Category Archives: Status

290T: The colours mix and all is well (Solved)

A book bought in late 70s Australia (possibly UK published) picture book about a kingdom in black & white & wizard. Under the direction from the king who decides to make it colourful,  first turns blue and everyone is miserable, then red and everyone is angry, then yellow everyone becomes ill. Eventually the magic goes crazy and the colours mix to give full pallet and all ends well.

 

290S: The chicken is delicious and possibly addictive

A children’s book I read in the early-to-mid 90s; could have been published earlier. A school cafeteria serves chicken (I think), possibly tenders. The chicken is delicious and possibly addictive. A student, male, investigates the cafeteria situation and, towards the end of the book, discovers that the chicken is made with a poisonous ingredient hidden in the cafeteria kitchen that gives it its flavor/addicting quality; the ingredient is stored in a large vat. There’s a fight between the hero and the evil cafeteria employee. The book is NOT Bone Chillers: Back to School or Eat Your Poison Dear.

290R: A painter on a houseboat

I was born in 1965 and remember this book from when I was around 5-7.

It was about a painter that lived on a houseboat and painted abstract paintings. For some reason he broke the painting up into a bunch of small paintings and a buyer flew to his houseboat by seaplane to buy them I think the houseboat was near San Francisco. It was a large book, hardback, and illustrated.

290Q: YA historical novel about the Biblical matriarchs ca. 1980

The book was divided into several sections, most or all narrated in first person and each about one of the Biblical matriarchs: Sarah, Rebecca, Rachel, Leah, etc. Along the lines of “The Red Tent” but young adult and published somewhere around 1980, give or take a couple of years. The author was female, and I think it was published in US (though possibly UK or other British Commonwealth, since I got it out of a Canadian library).

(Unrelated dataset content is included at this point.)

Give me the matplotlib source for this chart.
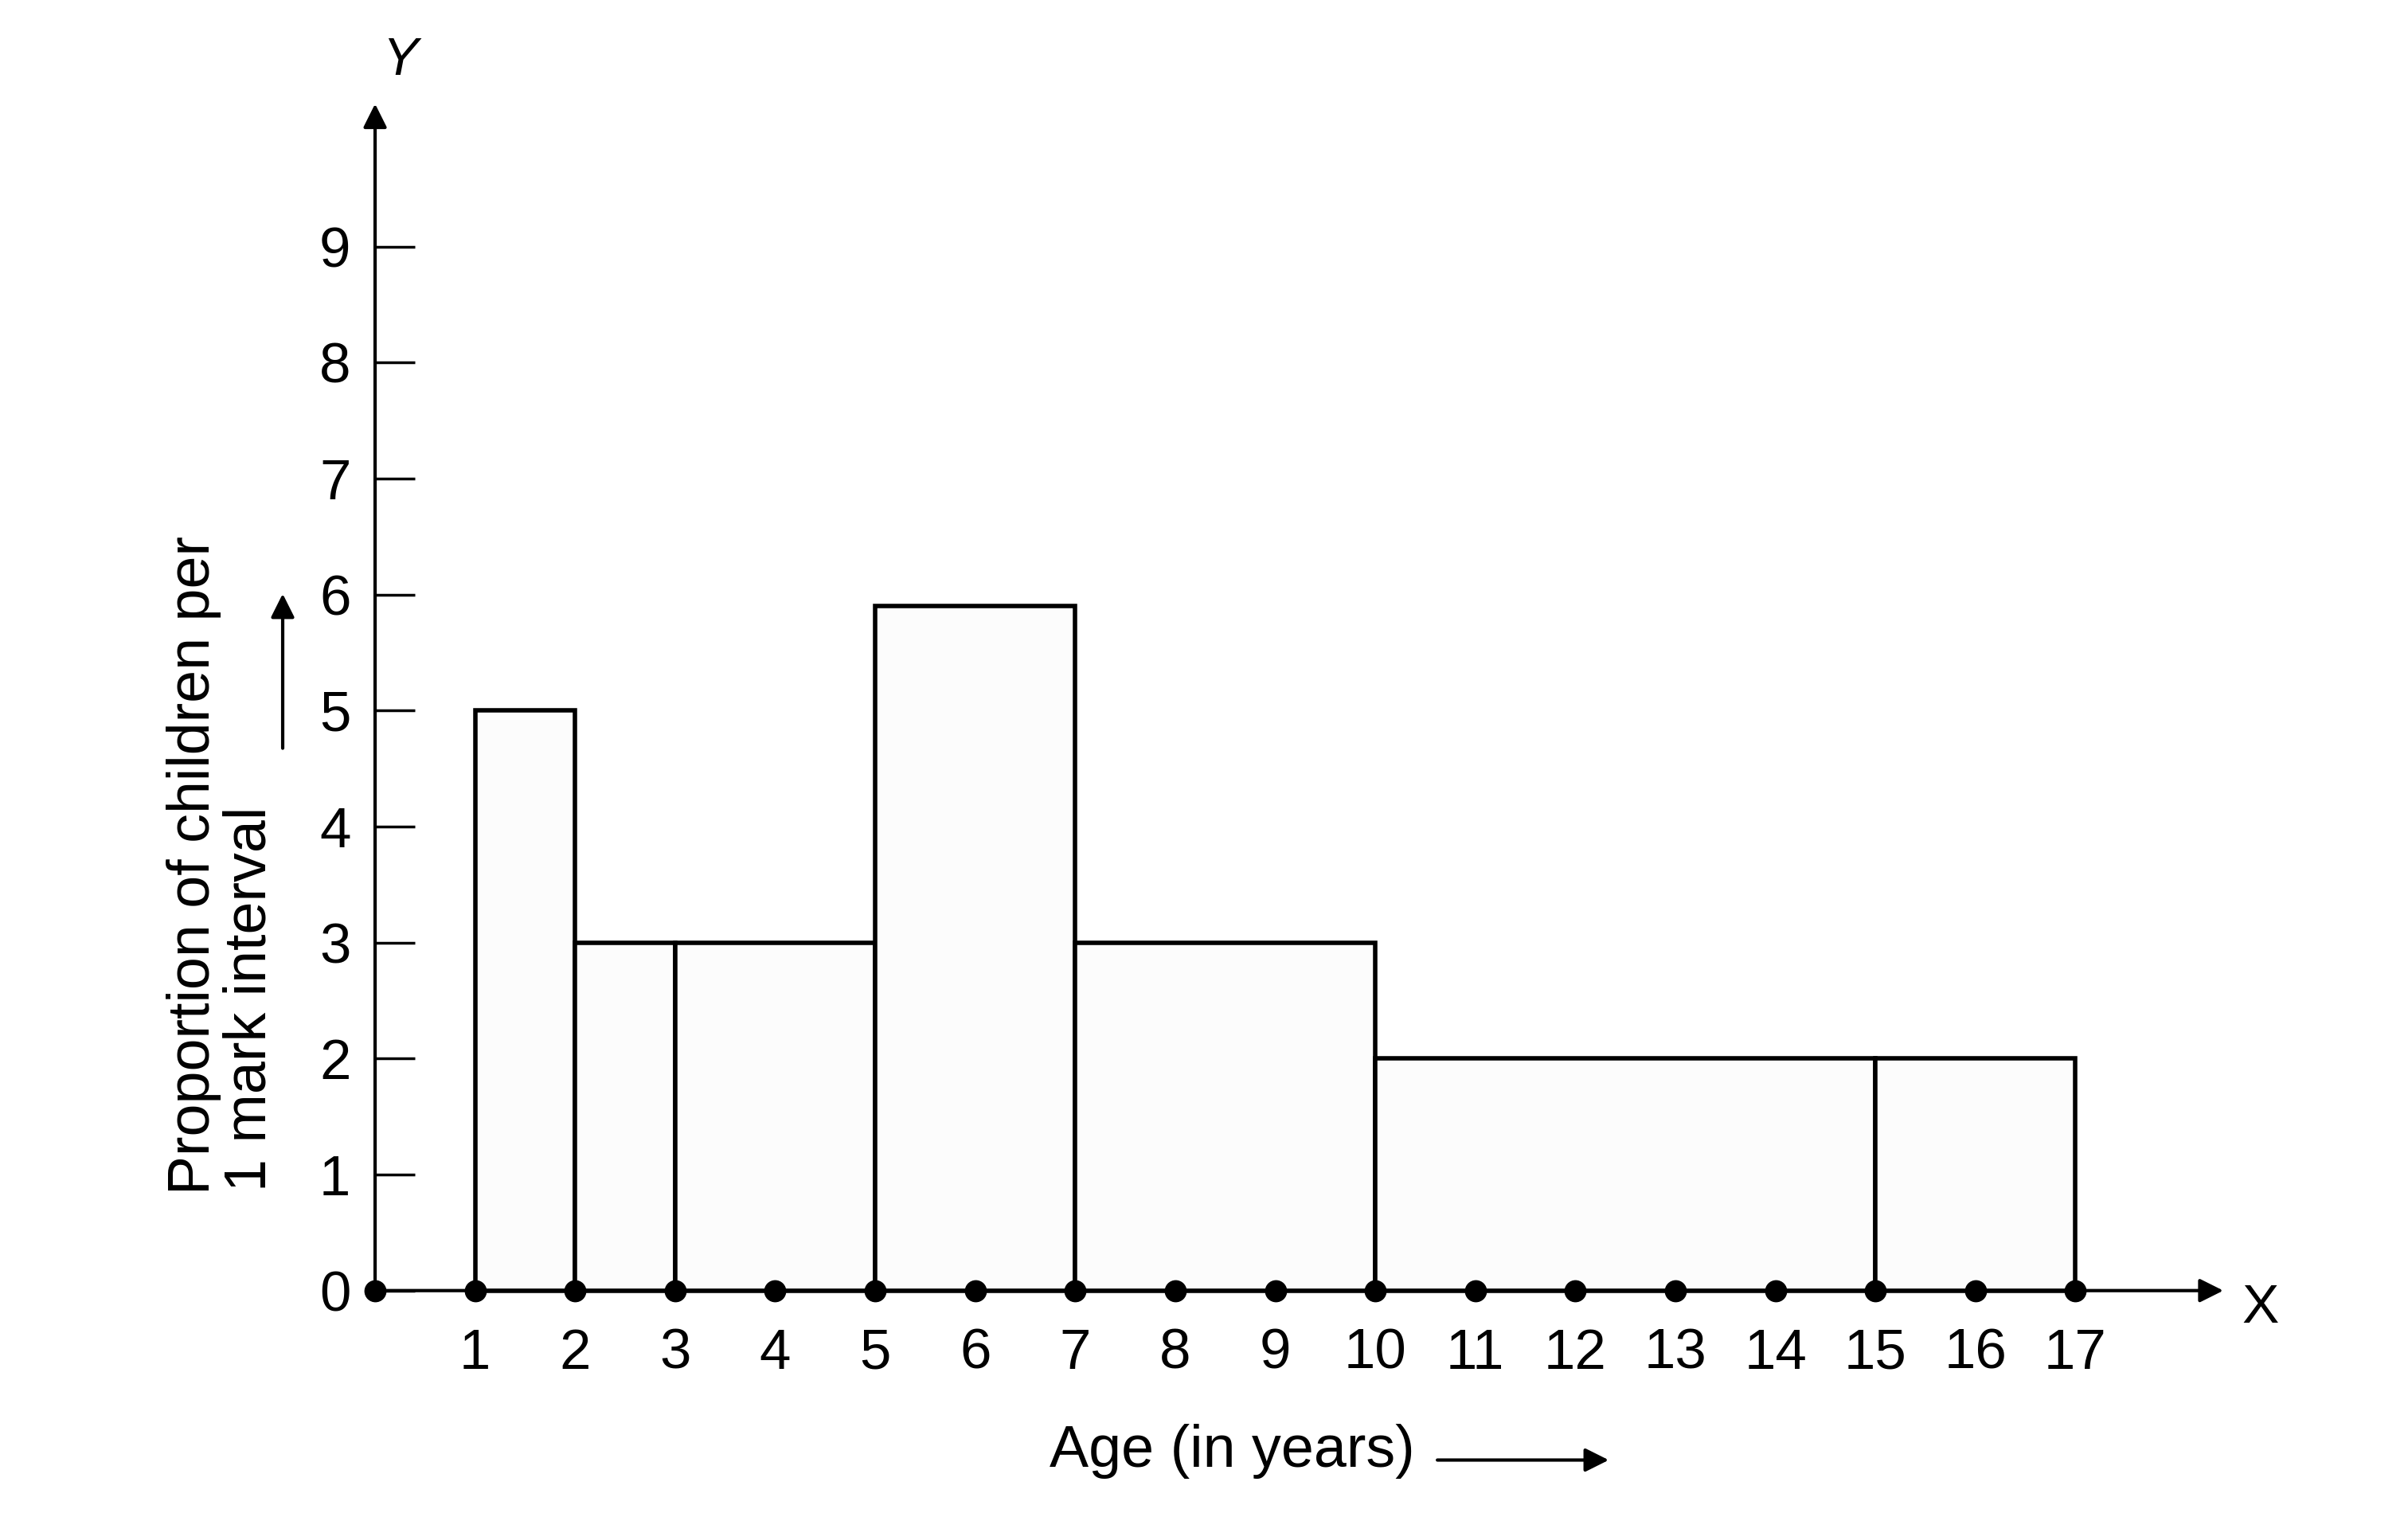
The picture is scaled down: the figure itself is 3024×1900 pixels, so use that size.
import matplotlib
matplotlib.use('Agg')
import matplotlib.pyplot as plt

# histogram data (class intervals of age, bar heights)
left_edges = [1, 2, 3, 5, 7, 10, 15]
widths = [1, 1, 2, 2, 3, 5, 2]
heights = [5, 3, 3, 5.9, 3, 2, 2]
dot_x = list(range(0, 18))
x_ticks = list(range(1, 18))
y_ticks = list(range(0, 10))

plt.rcParams['font.family'] = ['Liberation Sans', 'DejaVu Sans']

fig = plt.figure(figsize=(30.24, 19), dpi=100)
ax = fig.add_axes([0.135, 0.101, 0.81, 0.851])
ax.set_xlim(-0.5, 19)
ax.set_ylim(-0.6, 10.5)

ax.bar(left_edges, heights, width=widths, align='edge',
       facecolor='#fcfcfc', edgecolor='black', linewidth=4, zorder=2)

# axes lines with arrows
for s in ax.spines.values():
    s.set_visible(False)
ax.spines['left'].set_position(('data', 0))
ax.spines['bottom'].set_position(('data', 0))
ax.annotate('', xy=(18.5, 0), xytext=(0, 0),
            arrowprops=dict(arrowstyle='-|>', lw=3, color='black', mutation_scale=45), zorder=3)
ax.annotate('', xy=(0, 10.25), xytext=(0, 0),
            arrowprops=dict(arrowstyle='-|>', lw=3, color='black', mutation_scale=45), zorder=3)

ax.plot(dot_x, [0] * len(dot_x), 'o', color='black', markersize=19, zorder=4, clip_on=False)

ax.set_xticks(x_ticks)
ax.set_xticklabels([str(v) for v in x_ticks])
ax.tick_params(axis='x', length=0, pad=34, labelsize=51)
ax.set_yticks(y_ticks)
ax.set_yticklabels([str(v) for v in y_ticks])
ax.tick_params(axis='y', direction='in', length=36, width=2.5, pad=22, labelsize=51)

ax.text(0.25, 10.6, 'Y', fontsize=48, style='italic', ha='center', va='center')
ax.text(18.85, -0.15, 'X', fontsize=50, ha='center', va='center')

# axis titles
fig.text(0.5116, 0.041, 'Age (in years)', fontsize=53, ha='center', va='center')
fig.patches.append(matplotlib.patches.FancyArrowPatch(
    (0.596, 0.035), (0.669, 0.035), transform=fig.transFigure,
    arrowstyle='-|>', mutation_scale=45, lw=3, color='black'))

fig.text(0.0806, 0.428, 'Proportion of children per', fontsize=53,
         rotation=90, ha='center', va='center')
fig.text(0.104, 0.34, '1 mark interval', fontsize=53,
         rotation=90, ha='center', va='center')
fig.patches.append(matplotlib.patches.FancyArrowPatch(
    (0.1174, 0.504), (0.1174, 0.609), transform=fig.transFigure,
    arrowstyle='-|>', mutation_scale=45, lw=3, color='black'))

fig.savefig('out.png', dpi=100, facecolor='white')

290O: The title might include the word yellow

The (few) details:

Adult book

Title might include the word yellow

A short book, maybe 200 pages

Paperback

Read at least 15 years ago

Novel set in Southeast Asia

A woman wanders, losing herself, maybe also a child. Odd, sad, poetic, confusing. She may be starving and mentally ill, badly treated

I hope that’s enough to unearth the title! That would be wonderful.

Thank you.

290L: The Girl With the Disappointing (Mustard-Colored) Walls

Thanks to the Sunday NY Times, I now know who to ask the question that has been nagging at me for years: what O what was the book for teens (they didn’t call them YA novels yet) that I read in the 1960s (might’ve been published then, but also could’ve been published in the late 1950s) in which a daydreamy teenage girl envisioned painting her room gold, then painted it, then was bitterly disappointed that the walls were in fact “mustard yellow.” I remember nothing else about the girl, the story (or the walls) but the book must have had some kind of profound effect on me, because I’m over 60 now, a novelist and an English professor, and have read many, many novels since–and I’ve never forgotten it.

290K: 50s or 60s girl with doll builds wagon, makes friends

I read this novel in 1963 or 1964. A little girl is left to live with a childless couple in an apartment building, because her father goes away for work. The other children in the building talk about her among themselves, thinking she is like a snooty princess. But no, she is a very lonely little girl, and has only one possession, a doll. There is a broken wagon, and the children become friends with the girl when they all work together to repair the wagon. The wagon is a bed for the doll and it is given to the girl to take with her when her father returns.

290I: Kids have roof garden for pets

This is a picture book from the early 80s. My mom thinks it came from a mail order book club. Kids in an apartment building have amphibian pets: turtles, alligator. . . the alligator gets stuck in a tree. Balloons get him out (or got him in?). At the end the kids get a rooftop garden for their pets. Over the course of the story you see an ornate fountain being built in town.